The Serious Illness Care Programme UK will see doctors having structured, meaningful conversations to identify a patient’s goals and priorities during their illness. Care will then be tailored to meet the patient’s needs and wishes and so that, as far as possible, the patient can live their life the way they want to.
The programme is led by The Clatterbridge Cancer Centre NHS Foundation Trust in Merseyside, with input from Marie Curie Palliative Care Institute Liverpool and Ariadne Labs in Boston, USA – which pioneered the approach in the US.
Consultant oncologists at The Clatterbridge Cancer Centre are being trained to have the conversations with suitable patients in Merseyside and Cheshire.
Now NHS England is funding a one-year pilot to enable GPs in Airedale in Yorkshire and Southend in Essex to be fully trained and use the conversations with their patients, as well as the Clatterbridge consultants.
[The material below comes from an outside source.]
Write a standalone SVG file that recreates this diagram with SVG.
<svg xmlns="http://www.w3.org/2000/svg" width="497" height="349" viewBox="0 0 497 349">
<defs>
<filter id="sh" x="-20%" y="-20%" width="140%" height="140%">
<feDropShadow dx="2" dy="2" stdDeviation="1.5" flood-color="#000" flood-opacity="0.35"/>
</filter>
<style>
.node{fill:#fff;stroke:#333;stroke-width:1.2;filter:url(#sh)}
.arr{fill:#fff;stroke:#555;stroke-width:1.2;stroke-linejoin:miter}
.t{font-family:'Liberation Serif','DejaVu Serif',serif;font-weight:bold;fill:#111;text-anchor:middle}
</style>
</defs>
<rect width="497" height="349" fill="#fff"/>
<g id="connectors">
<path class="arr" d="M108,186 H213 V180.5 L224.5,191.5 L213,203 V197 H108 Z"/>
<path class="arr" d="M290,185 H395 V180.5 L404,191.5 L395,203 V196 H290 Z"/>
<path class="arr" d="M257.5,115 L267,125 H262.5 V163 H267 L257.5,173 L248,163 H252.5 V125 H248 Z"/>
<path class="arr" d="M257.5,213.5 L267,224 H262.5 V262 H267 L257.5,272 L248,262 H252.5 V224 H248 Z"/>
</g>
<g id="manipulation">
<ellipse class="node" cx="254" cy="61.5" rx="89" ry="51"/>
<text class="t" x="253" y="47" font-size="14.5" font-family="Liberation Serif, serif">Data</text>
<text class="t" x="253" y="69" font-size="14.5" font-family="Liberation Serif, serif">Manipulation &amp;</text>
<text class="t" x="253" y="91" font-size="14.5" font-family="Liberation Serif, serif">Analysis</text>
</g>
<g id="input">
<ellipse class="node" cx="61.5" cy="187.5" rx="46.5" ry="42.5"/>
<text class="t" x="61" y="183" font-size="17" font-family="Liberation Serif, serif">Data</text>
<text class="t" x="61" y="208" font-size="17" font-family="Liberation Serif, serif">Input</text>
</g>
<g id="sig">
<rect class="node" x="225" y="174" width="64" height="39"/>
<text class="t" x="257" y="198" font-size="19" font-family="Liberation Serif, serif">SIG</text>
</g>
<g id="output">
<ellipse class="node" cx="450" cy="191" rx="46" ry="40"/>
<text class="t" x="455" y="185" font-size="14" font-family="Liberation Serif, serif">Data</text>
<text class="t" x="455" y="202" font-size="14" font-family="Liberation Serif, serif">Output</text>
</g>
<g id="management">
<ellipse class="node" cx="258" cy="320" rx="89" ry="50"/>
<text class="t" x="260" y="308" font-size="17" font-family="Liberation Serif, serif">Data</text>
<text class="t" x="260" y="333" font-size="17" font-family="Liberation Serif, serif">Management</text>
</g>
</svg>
The GPs will be trained in late 2016 and will then begin having conversations with suitable patients. The pilot will be carefully monitored and evaluated to determine whether patients feel it benefits them.
The evidence from the USA, where the programme has been used for some time, has found that 86 per cent of patients feel they benefit and 90 per cent of doctors have changed their everyday practice to ensure they have structured conversations about the patient’s goals and priorities.